Just when my students thought that they were finally done, and Mr. Weimann couldn’t come up with any more surprises, I told them, “It would be very classy if you figured out how much your parents would have to pay in sales tax.” Epic groaning accompanied smiles and students beginning to hunch over their iPads. I told them to use calculators and that our state sales tax was six percent. This was the icing on the cake.

After a few seconds, I modeled for them, asking Siri, “What is six percent of thirty-eight dollars and fifty-six cents?” When she told me, I wrote it on the board for them.
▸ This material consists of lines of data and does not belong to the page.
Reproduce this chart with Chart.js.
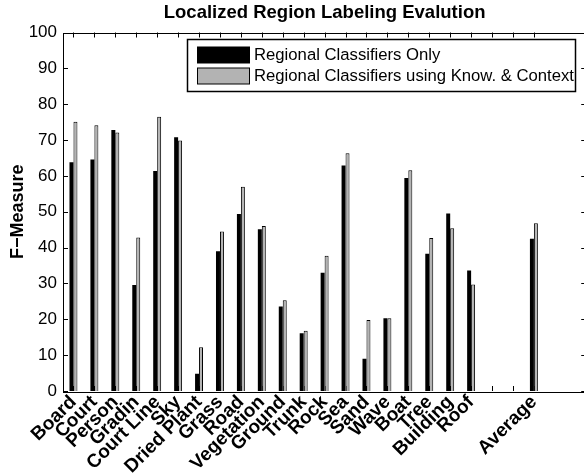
<!DOCTYPE html>
<html><head><meta charset="utf-8">
<script src="https://cdn.jsdelivr.net/npm/chart.js@4.4.1/dist/chart.umd.min.js"></script>
<style>
html,body{margin:0;padding:0;background:#fff;overflow:hidden}
#wrap{width:584px;height:474px;overflow:hidden;position:relative;background:#fff}
canvas{display:block}
</style></head>
<body><div id="wrap"><canvas id="c" width="592" height="474"></canvas></div>
<script>
const categories = ['Board','Court','Person','Gradin','Court Line','Sky','Dried Plant','Grass','Road','Vegetation','Ground','Trunk','Rock','Sea','Sand','Wave','Boat','Tree','Building','Roof','','','Average','',''];
const regionalOnly = [63.8,64.6,72.8,29.6,61.4,70.8,4.8,39.0,49.4,45.1,23.6,16.1,33.0,62.9,9.0,20.3,59.4,38.3,49.5,33.6,null,null,42.5,null,null];
const withKnowContext = [75.1,74.1,72.1,42.8,76.5,69.9,12.2,44.5,57.0,46.0,25.3,16.8,37.7,66.3,19.8,20.3,61.6,42.7,45.4,29.7,null,null,46.8,null,null];
const seriesNames = ['Regional Classifiers Only','Regional Classifiers using Know. & Context'];
const yTickValues = [0,10,20,30,40,50,60,70,80,90,100];
const xTickCount = 23;

const FONT = '"Liberation Sans", Arial, Helvetica, sans-serif';

const framePlugin = {
  id: 'frame',
  beforeDatasetsDraw(chart) {
    const {ctx, chartArea: a, scales: {x, y}} = chart;
    ctx.save();
    ctx.strokeStyle = '#000';
    ctx.lineWidth = 1;
    ctx.beginPath();
    const tl = 5;
    yTickValues.forEach(v => {
      const py = Math.round(y.getPixelForValue(v)) + 0.5;
      ctx.moveTo(a.left, py); ctx.lineTo(a.left + tl, py);
      ctx.moveTo(a.right, py); ctx.lineTo(a.right - tl, py);
    });
    for (let i = 0; i < xTickCount; i++) {
      const px = Math.round(x.getPixelForValue(i)) + 0.5;
      ctx.moveTo(px, a.bottom); ctx.lineTo(px, a.bottom - tl);
      ctx.moveTo(px, a.top); ctx.lineTo(px, a.top + tl);
    }
    ctx.stroke();
    ctx.restore();
  },
  afterDatasetsDraw(chart) {
    const {ctx, chartArea: a} = chart;
    ctx.save();
    ctx.strokeStyle = '#000';
    ctx.lineWidth = 1;
    ctx.strokeRect(Math.round(a.left) + 0.5, Math.round(a.top) + 0.5,
      Math.round(a.right - a.left), Math.round(a.bottom - a.top));
    ctx.restore();
  }
};

const legendPlugin = {
  id: 'boxLegend',
  afterDraw(chart) {
    const ctx = chart.ctx;
    const bx = 187.5, by = 39.5, bw = 388, bh = 52;
    ctx.save();
    ctx.fillStyle = '#fff';
    ctx.fillRect(bx, by, bw, bh);
    ctx.strokeStyle = '#000';
    ctx.lineWidth = 1.5;
    ctx.strokeRect(bx, by, bw, bh);
    ctx.font = '16.7px ' + FONT;
    ctx.textBaseline = 'middle';
    chart.data.datasets.forEach((ds, i) => {
      const cy = by + 15.5 + i * 21;
      ctx.fillStyle = ds.backgroundColor;
      ctx.fillRect(197.5, cy - 8, 52, 16);
      ctx.lineWidth = 1;
      ctx.strokeStyle = '#000';
      ctx.strokeRect(197.5, cy - 8, 52, 16);
      ctx.fillStyle = '#000';
      ctx.fillText(ds.label, 254, cy + 0.5);
    });
    ctx.restore();
  }
};

new Chart(document.getElementById('c'), {
  type: 'bar',
  data: {
    labels: categories,
    datasets: [
      {label: seriesNames[0], data: regionalOnly, backgroundColor: '#000', borderWidth: 0},
      {label: seriesNames[1], data: withKnowContext, backgroundColor: '#b3b3b3', borderColor: '#000', borderWidth: 1}
    ]
  },
  options: {
    responsive: false,
    animation: false,
    events: [],
    layout: {padding: {left: 0, right: 4, top: 0, bottom: 0}},
    datasets: {bar: {categoryPercentage: 0.38, barPercentage: 1}},
    plugins: {
      legend: {display: false},
      tooltip: {enabled: false},
      title: {
        display: true,
        text: 'Localized Region Labeling Evalution',
        fullSize: false,
        color: '#000',
        font: {family: FONT, size: 18.5, weight: 'bold', lineHeight: 1.2},
        padding: {top: 2, bottom: 8.3}
      }
    },
    scales: {
      x: {
        type: 'category',
        offset: true,
        grid: {display: false, drawTicks: false},
        border: {display: false},
        ticks: {
          autoSkip: false, maxRotation: 45, minRotation: 45, padding: 0,
          color: '#000', font: {family: FONT, size: 19, weight: 'bold'}
        },
        afterFit(s) { s.height = 83; }
      },
      y: {
        min: 0, max: 100,
        grid: {display: false, drawTicks: false},
        border: {display: false},
        ticks: {
          stepSize: 10, padding: 6, color: '#000',
          font: {family: FONT, size: 17}
        },
        title: {
          display: true, text: 'F\u2212Measure', color: '#000',
          font: {family: FONT, size: 18, weight: 'bold', lineHeight: 1.2},
          padding: {top: 7, bottom: 0}
        },
        afterFit(s) { s.width = 63; }
      }
    }
  },
  plugins: [framePlugin, legendPlugin]
});
</script>
</body></html>
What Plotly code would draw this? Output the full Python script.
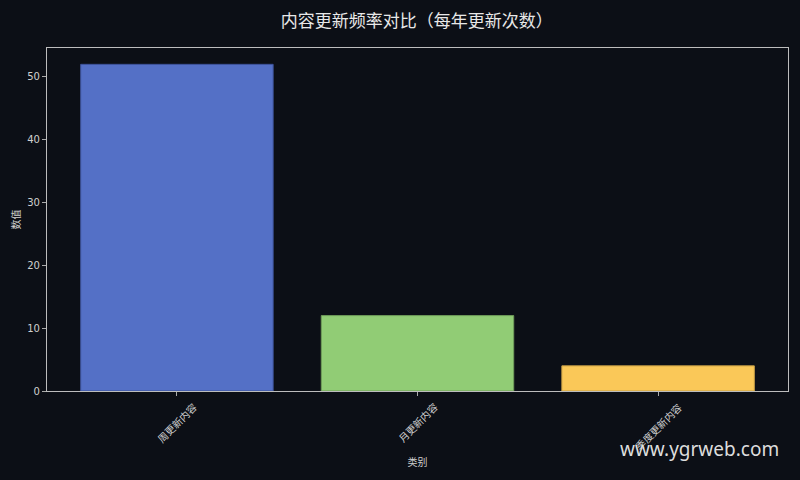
import plotly.graph_objects as go

categories = ["周更新内容", "月更新内容", "季度更新内容"]
values = [52, 12, 4]
colors = ["#5470c6", "#91cc75", "#fac858"]
edge_colors = ["#3d5299", "#6f9c59", "#c79f45"]

bg = "#0c0f16"
text_color = "#d0d0d0"
font_family = "Noto Sans CJK SC, Noto Sans, sans-serif"

fig = go.Figure(
	go.Bar(
		x=list(range(len(categories))),
		y=values,
		width=0.8,
		marker=dict(color=colors, line=dict(color=edge_colors, width=1)),
		hoverinfo="skip",
	)
)

fig.update_layout(
	width=800,
	height=480,
	paper_bgcolor=bg,
	plot_bgcolor=bg,
	margin=dict(l=47, r=12, t=48, b=89),
	showlegend=False,
	font=dict(family=font_family, color=text_color, size=10),
	title=dict(
		text="内容更新频率对比（每年更新次数）",
		x=0.521,
		xanchor="center",
		y=0.957,
		yanchor="middle",
		font=dict(size=17, color="#e8e8e8", family=font_family),
	),
	xaxis=dict(
		range=[-0.54, 2.54],
		tickmode="array",
		tickvals=list(range(len(categories))),
		showticklabels=False,
		ticks="outside",
		ticklen=4,
		tickcolor="#aaaaaa",
		showgrid=False,
		zeroline=False,
		showline=True,
		linecolor="#bdbdbd",
		linewidth=1.2,
		mirror=True,
		title=dict(text="类别", font=dict(size=10, color=text_color), standoff=63),
	),
	yaxis=dict(
		range=[0, 54.6],
		tickvals=[0, 10, 20, 30, 40, 50],
		ticks="outside",
		ticklen=4,
		tickcolor="#aaaaaa",
		showgrid=False,
		zeroline=False,
		showline=True,
		linecolor="#bdbdbd",
		linewidth=1.2,
		mirror=True,
		tickfont=dict(size=10, color=text_color, family="DejaVu Sans, sans-serif"),
		title=dict(text="数值", font=dict(size=10, color=text_color), standoff=4),
	),
)

# rotated category labels, centred under each tick like the original
for i, name in enumerate(categories):
	fig.add_annotation(
		text=name,
		xref="x",
		yref="paper",
		x=i,
		y=0,
		xanchor="center",
		yanchor="top",
		yshift=-6,
		textangle=-45,
		showarrow=False,
		font=dict(size=10, color=text_color, family=font_family),
	)

fig.add_annotation(
	text="www.ygrweb.com",
	xref="paper",
	yref="paper",
	x=0.99,
	y=-0.168,
	xanchor="right",
	yanchor="middle",
	showarrow=False,
	font=dict(size=19, color="#dddddd", family="Noto Sans, sans-serif"),
)

fig.write_html(
	"out.html",
	config={"displayModeBar": False},
	post_script="document.body.style.margin='0';",
)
Because I had created Google Jamboards with all of the information preloaded on them, I was able to see each individual students’ work. I had waited until Nahum and partners had neatly written the prices into the slide with lumber details before I pushed the Jamboard out in a Google classroom assignment. I had the software “Make a copy for each student.” Students knew that, although they were allowed to work with partners and I helped them solve several parts of the problem on the board, they had to add their own version of the details, showing their work
Before students left my room I explained why two by fours are actually mixed numbers. The lumber is cut at exactly two inches by four inches, but when it dries, it shrinks. Of course the students wanted to know why lumberyards don’t correct for this or call the wood by another name. The young minds cried foul and felt tricked! I told them that it has been this way for a long time, it is easier to say “two by four” than “one and a half by three and a half,” and the price of the wood that you feel like you are being cheated out of goes into having to store it while it dries, before selling it. It isn’t like the mill cuts a two inch by four inch pied of wood for you to bring home, you build with it, and it shrinks on your home. That would be worse. In the same way that creating this lesson required several steps, when one wants to make and use a two by four, you measure the wood, cut the lumber, let it dry, measure it again, and then you can work with it.